▶ _Task material_

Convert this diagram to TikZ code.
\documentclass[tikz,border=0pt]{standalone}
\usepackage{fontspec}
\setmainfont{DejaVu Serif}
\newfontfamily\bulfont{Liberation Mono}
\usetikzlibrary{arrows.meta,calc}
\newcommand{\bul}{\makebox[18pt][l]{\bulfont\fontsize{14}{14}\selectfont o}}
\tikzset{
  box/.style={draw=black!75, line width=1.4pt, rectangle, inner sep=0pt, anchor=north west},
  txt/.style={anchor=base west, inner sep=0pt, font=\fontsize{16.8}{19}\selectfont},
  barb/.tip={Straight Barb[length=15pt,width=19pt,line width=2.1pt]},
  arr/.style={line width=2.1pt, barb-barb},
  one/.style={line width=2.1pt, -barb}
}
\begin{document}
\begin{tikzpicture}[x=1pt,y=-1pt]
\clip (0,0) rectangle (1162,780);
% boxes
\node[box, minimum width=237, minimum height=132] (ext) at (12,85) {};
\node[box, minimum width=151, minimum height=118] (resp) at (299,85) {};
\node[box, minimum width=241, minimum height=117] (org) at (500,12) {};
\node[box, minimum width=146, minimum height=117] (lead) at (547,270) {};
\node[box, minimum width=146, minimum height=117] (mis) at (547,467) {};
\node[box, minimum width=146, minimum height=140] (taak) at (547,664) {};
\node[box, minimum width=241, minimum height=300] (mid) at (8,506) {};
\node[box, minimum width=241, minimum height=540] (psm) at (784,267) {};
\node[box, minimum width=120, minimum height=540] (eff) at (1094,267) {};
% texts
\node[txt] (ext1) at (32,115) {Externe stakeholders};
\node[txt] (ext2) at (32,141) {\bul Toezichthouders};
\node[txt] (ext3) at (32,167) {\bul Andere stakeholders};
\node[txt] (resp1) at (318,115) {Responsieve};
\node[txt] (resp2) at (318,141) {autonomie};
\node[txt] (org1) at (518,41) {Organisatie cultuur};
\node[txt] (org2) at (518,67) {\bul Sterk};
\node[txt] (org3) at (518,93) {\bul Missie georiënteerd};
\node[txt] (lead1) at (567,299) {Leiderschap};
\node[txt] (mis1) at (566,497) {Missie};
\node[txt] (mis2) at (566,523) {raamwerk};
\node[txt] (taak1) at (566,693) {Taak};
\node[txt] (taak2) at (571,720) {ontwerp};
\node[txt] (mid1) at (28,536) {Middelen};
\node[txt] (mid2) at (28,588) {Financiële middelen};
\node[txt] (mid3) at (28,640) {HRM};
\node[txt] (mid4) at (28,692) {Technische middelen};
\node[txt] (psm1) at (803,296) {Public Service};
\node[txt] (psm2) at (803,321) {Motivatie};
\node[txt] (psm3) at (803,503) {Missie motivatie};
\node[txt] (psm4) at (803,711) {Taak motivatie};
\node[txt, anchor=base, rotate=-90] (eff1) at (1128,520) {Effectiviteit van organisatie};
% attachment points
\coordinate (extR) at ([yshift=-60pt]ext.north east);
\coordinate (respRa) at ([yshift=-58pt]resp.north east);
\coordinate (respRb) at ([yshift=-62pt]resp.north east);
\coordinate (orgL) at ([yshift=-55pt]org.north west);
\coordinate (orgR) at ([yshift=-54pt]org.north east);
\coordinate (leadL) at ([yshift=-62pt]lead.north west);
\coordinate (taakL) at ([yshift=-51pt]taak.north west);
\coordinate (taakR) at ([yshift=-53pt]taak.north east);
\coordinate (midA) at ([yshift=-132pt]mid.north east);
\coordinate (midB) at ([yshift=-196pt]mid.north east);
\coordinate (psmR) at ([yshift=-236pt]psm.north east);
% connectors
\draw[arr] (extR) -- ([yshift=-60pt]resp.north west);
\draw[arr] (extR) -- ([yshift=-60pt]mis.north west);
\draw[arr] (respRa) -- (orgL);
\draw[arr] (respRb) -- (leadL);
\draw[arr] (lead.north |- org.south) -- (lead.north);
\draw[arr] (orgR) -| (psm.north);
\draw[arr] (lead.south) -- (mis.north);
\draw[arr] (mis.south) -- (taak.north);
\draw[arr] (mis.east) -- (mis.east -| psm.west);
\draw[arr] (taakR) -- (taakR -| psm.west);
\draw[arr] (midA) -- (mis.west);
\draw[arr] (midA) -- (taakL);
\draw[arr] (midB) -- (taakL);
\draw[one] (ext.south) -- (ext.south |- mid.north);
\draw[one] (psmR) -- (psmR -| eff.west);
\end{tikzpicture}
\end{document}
--
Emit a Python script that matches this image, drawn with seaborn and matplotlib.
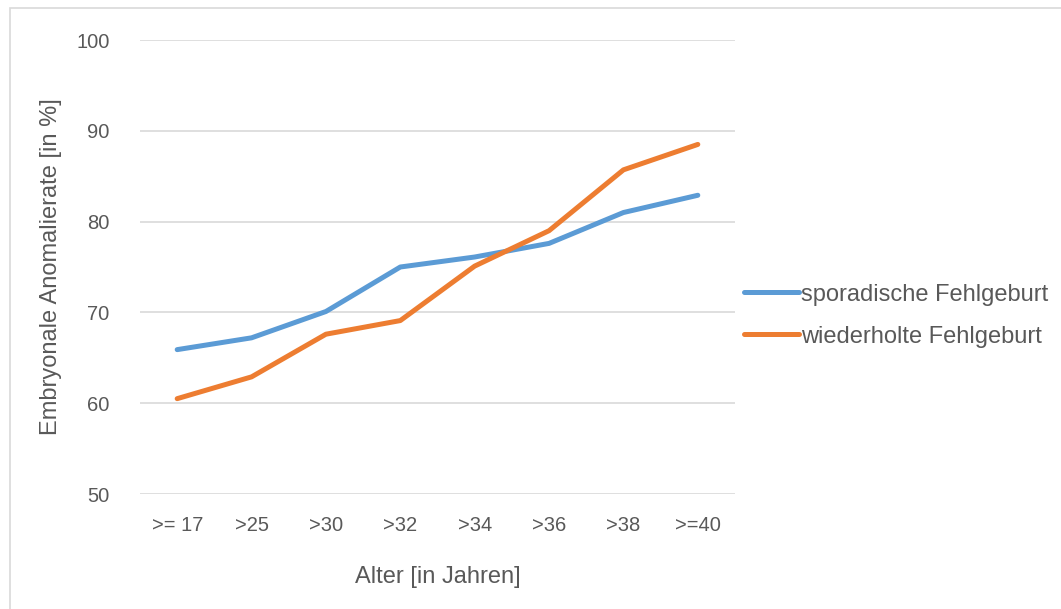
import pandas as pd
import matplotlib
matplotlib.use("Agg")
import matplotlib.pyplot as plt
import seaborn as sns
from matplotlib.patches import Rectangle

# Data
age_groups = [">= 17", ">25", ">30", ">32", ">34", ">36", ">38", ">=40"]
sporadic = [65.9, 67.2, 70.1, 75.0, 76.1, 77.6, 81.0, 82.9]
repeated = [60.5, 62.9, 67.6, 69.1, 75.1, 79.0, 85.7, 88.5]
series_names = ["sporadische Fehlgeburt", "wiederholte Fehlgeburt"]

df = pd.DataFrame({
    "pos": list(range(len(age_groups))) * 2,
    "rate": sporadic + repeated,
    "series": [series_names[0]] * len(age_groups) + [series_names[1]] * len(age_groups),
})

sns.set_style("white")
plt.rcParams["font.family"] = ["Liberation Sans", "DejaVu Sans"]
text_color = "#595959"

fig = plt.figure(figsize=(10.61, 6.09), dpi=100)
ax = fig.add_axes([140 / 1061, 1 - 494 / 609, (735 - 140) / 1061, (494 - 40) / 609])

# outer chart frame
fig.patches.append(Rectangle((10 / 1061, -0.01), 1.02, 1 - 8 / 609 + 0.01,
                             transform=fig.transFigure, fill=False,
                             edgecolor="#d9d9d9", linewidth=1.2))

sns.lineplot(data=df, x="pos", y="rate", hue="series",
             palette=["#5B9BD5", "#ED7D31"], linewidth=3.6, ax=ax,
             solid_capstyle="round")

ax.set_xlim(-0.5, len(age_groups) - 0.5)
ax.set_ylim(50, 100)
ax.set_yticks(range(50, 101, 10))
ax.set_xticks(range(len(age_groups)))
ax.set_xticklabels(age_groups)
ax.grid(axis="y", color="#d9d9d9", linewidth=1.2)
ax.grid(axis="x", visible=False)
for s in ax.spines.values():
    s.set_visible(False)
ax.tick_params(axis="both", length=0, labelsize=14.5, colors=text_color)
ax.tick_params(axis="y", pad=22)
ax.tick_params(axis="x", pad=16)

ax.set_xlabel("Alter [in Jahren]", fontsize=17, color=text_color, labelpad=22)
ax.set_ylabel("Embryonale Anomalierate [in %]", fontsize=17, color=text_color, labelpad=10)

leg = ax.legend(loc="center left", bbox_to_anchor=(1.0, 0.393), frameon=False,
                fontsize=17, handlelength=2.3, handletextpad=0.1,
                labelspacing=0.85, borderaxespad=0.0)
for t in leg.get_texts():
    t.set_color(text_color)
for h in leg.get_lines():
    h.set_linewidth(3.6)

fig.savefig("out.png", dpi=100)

▶ _Your instructions_
Only the lines from the one containing "Emit a Python" down to the one containing "from matplotlib.patches import Rectangle" should be copied, exactly and with both ends kept. Drop the pictures.

▶ _Answer for the task_
Emit a Python script that matches this image, drawn with seaborn and matplotlib.
import pandas as pd
import matplotlib
matplotlib.use("Agg")
import matplotlib.pyplot as plt
import seaborn as sns
from matplotlib.patches import Rectangle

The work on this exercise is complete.